En second lieu surtout, cette analyse repose sur le postulat erroné selon lequel l’indemnité ne serait due que lorsque le télétravail est mis en place à la demande de l’employeur. Si la jurisprudence était initialement orientée en ce sens, tel n’est plus le cas aujourd'hui. Depuis 2012 en effet, la Cour de Cassation a abandonné ce critère et pose désormais un principe général de droit à indemnisation du salarié dès lors qu’un local professionnel n’est pas mis à sa disposition, sans distinguer selon que le télétravail est mis en œuvre à l’initiative de l’employeur ou non. Il n’existe donc aucune raison objective pour qu’il en soit différemment dans l’hypothèse où le télétravail est instauré en conséquence d’une situation épidémique.
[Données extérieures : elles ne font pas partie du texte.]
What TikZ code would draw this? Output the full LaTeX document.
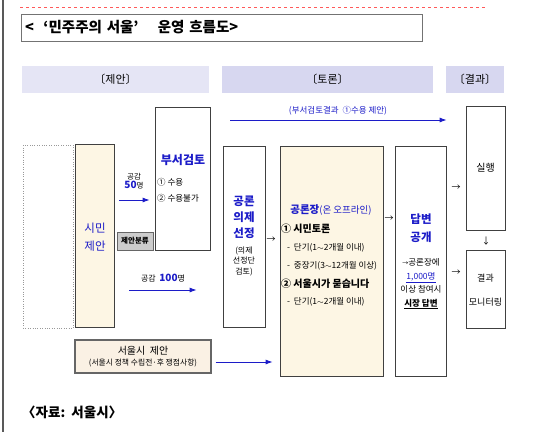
\documentclass[tikz,border=0pt]{standalone}
\usepackage{fontspec}
\setmainfont{Noto Sans CJK KR}
\usetikzlibrary{arrows.meta, positioning}
\definecolor{headA}{RGB}{229,229,245}
\definecolor{headB}{RGB}{215,215,240}
\definecolor{cream}{RGB}{253,246,228}
\definecolor{creamB}{RGB}{250,241,228}
\definecolor{darkblue}{RGB}{28,28,200}
\tikzset{
	box/.style={draw=black!75, line width=0.8pt, inner sep=0pt},
	head/.style={inner sep=0pt, minimum height=27pt, font=\fontsize{11}{13}\selectfont},
	txt/.style={inner sep=0pt, font=\fontsize{8.5}{10}\selectfont},
	bluetxt/.style={inner sep=0pt, text=darkblue, align=center, font=\fontsize{11.5}{15}\selectfont\bfseries},
	glyph/.style={inner sep=0pt, font=\fontsize{9}{10}\selectfont},
	flow/.style={-{Latex[length=7pt,width=5pt]}, darkblue, line width=0.8pt}
}

\begin{document}
\begin{tikzpicture}[x=1pt, y=-1pt]
	\useasboundingbox (0,0) rectangle (550,432);
	\draw[black!65, line width=1.5pt] (3,0) -- (3,432);
	\draw[red!65, dashed] (20,7) -- (485,7);
	
	% --- Title ---
	\node[draw=black!55, line width=1pt, text width=394pt, minimum height=27pt, align=left,
		font=\fontsize{14.5}{16}\selectfont\bfseries] (title) at (222,27.5) {<\ \ ‘민주주의 서울’\ \ \ \ 운영 흐름도>};
	
	% --- Headers ---
	\node[head, fill=headA, minimum width=187pt] (hdpropose) at (115.5,79.5) {〔제안〕};
	\node[head, fill=headB, minimum width=211pt] (hddebate) at (327.5,79.5) {〔토론〕};
	\node[head, fill=headB, minimum width=58pt] (hdresult) at (475,79.5) {〔결과〕};
	
	% --- Proposal ---
	\node[draw=black!40, dotted, minimum width=50pt, minimum height=183pt] (blank) at (48,236.5) {};
	\node[box, fill=cream, minimum width=39pt, minimum height=183pt] (citizen) at (94.5,235.5) {};
	\node[bluetxt, font=\fontsize{11.5}{18}\selectfont] at (95,237) {시민\\제안};
	
	\node[box, minimum width=55pt, minimum height=143pt] (dept) at (182.5,178.5) {};
	\node[bluetxt, font=\fontsize{12}{15}\selectfont\bfseries] at (183,160) {부서검토};
	\node[txt, anchor=west] at (157,182) {① 수용};
	\node[txt, anchor=west] at (157,198) {② 수용불가};
	
	\node[draw=black!60, fill=black!20, line width=0.8pt, minimum width=36pt, minimum height=18pt, inner sep=0pt,
		font=\fontsize{7.5}{8}\selectfont\bfseries] (sort) at (135,241) {제안분류};
	
	\node[txt, align=center, font=\fontsize{7.5}{8.5}\selectfont] (like50) at (134,181) {공감\\{\color{darkblue}\bfseries\fontsize{10}{10}\selectfont 50}명};
	\node[txt, font=\fontsize{8}{9}\selectfont] (like100) at (163,278) {공감\ \ {\color{darkblue}\bfseries\fontsize{10}{10}\selectfont 100}명};
	
	\node[draw=black!60, fill=creamB, line width=1.2pt, minimum width=136pt, minimum height=33pt, inner sep=0pt,
		align=center, font=\fontsize{10}{12}\selectfont] (seoul) at (143,356.5)
		{서울시\ \ 제안\\[-1pt]{\fontsize{7.8}{9}\selectfont(서울시 정책 수립전·후 쟁점사항)}};
	
	% --- Debate ---
	\node[box, minimum width=42pt, minimum height=181pt] (agenda) at (244,236.5) {};
	\node[bluetxt, font=\fontsize{11.5}{16}\selectfont\bfseries] at (244,217) {공론\\의제\\선정};
	\node[txt, align=center, font=\fontsize{8}{10.5}\selectfont] at (244,261) {(의제\\선정단\\검토)};
	
	\node[box, fill=cream, minimum width=103pt, minimum height=230pt] (forum) at (331.5,261) {};
	\node[inner sep=0pt, text=darkblue, font=\fontsize{9.5}{11}\selectfont] at (331,210) {{\bfseries\fontsize{10.5}{11}\selectfont 공론장}(온 오프라인)};
	\node[txt, anchor=west, font=\fontsize{10}{11}\selectfont\bfseries] at (281,229) {① 시민토론};
	\node[txt, anchor=west] at (287,248) {-\ \ 단기(1$\sim$2개월 이내)};
	\node[txt, anchor=west] at (287,266) {-\ \ 중장기(3$\sim$12개월 이상)};
	\node[txt, anchor=west, font=\fontsize{10}{11}\selectfont\bfseries] at (281,284) {② 서울시가 묻습니다};
	\node[txt, anchor=west] at (287,302) {-\ \ 단기(1$\sim$2개월 이내)};
	
	\node[box, minimum width=51pt, minimum height=230pt] (answer) at (420.5,261) {};
	\node[bluetxt, font=\fontsize{11.5}{18}\selectfont\bfseries] at (421,228) {답변\\공개};
	\node[txt, align=center, font=\fontsize{8.5}{13.5}\selectfont] at (421,284)
		{{\fontsize{6}{6}\selectfont→}공론장에\\{\color{darkblue}\underline{1,000명}}\\이상 참여시\\{\bfseries\underline{시장 답변}}};
	
	% --- Result ---
	\node[box, minimum width=39pt, minimum height=124pt] (exec) at (485.5,168) {};
	\node[inner sep=0pt, font=\fontsize{10}{11}\selectfont] at (485.5,168) {실행};
	\node[box, minimum width=39pt, minimum height=78pt] (monitor) at (485.5,289) {};
	\node[inner sep=0pt, align=center, font=\fontsize{9}{24}\selectfont] at (485.5,290) {결과\\모니터링};
	
	% --- Small arrows ---
	\node[glyph] at (271,240) {→};
	\node[glyph] at (389,219) {→};
	\node[glyph] at (456,188) {→};
	\node[glyph] at (456,273) {→};
	\node[glyph] at (486,241) {↓};
	
	% --- Flows ---
	\coordinate (rowtop) at (0,120);
	\coordinate (row50) at (0,200);
	\coordinate (row100) at (0,290);
	\coordinate (rowseoul) at (0,362);
	\draw[flow, shorten <=20pt, shorten >=19pt] (dept.east |- rowtop) -- (exec.west |- rowtop)
		node[midway, above=4pt, txt, xshift=-0pt] {(부서검토결과\ \ ①수용 제안)};
	\draw[flow, shorten <=5pt, shorten >=5pt] (citizen.east |- row50) -- (dept.west |- row50);
	\draw[flow, shorten <=15pt, shorten >=26pt] (citizen.east |- row100) -- (agenda.west |- row100);
	\draw[flow, shorten <=4pt, shorten >=7pt] (seoul.east |- rowseoul) -- (forum.west |- rowseoul);
	
	% --- Source ---
	\node[anchor=west, inner sep=0pt, font=\fontsize{13.5}{15}\selectfont\bfseries] (source) at (22,412) {〈자료:\ \ 서울시〉};
\end{tikzpicture}
\end{document}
Il faut donc en déduire que tout salarié placé en télétravail dans le cadre de la crise sanitaire est en droit de solliciter de son employeur le versement d’une indemnité à ce titre, en fonction des modalités particulières d’occupation de son domicile.

A l’heure où de nombreuses entreprises envisagent de prolonger le télétravail au-delà de la stricte période de confinement, salariés comme employeurs ont donc tout intérêt à se pencher au plus vite sur cette question afin de prévenir d’éventuels contentieux à venir.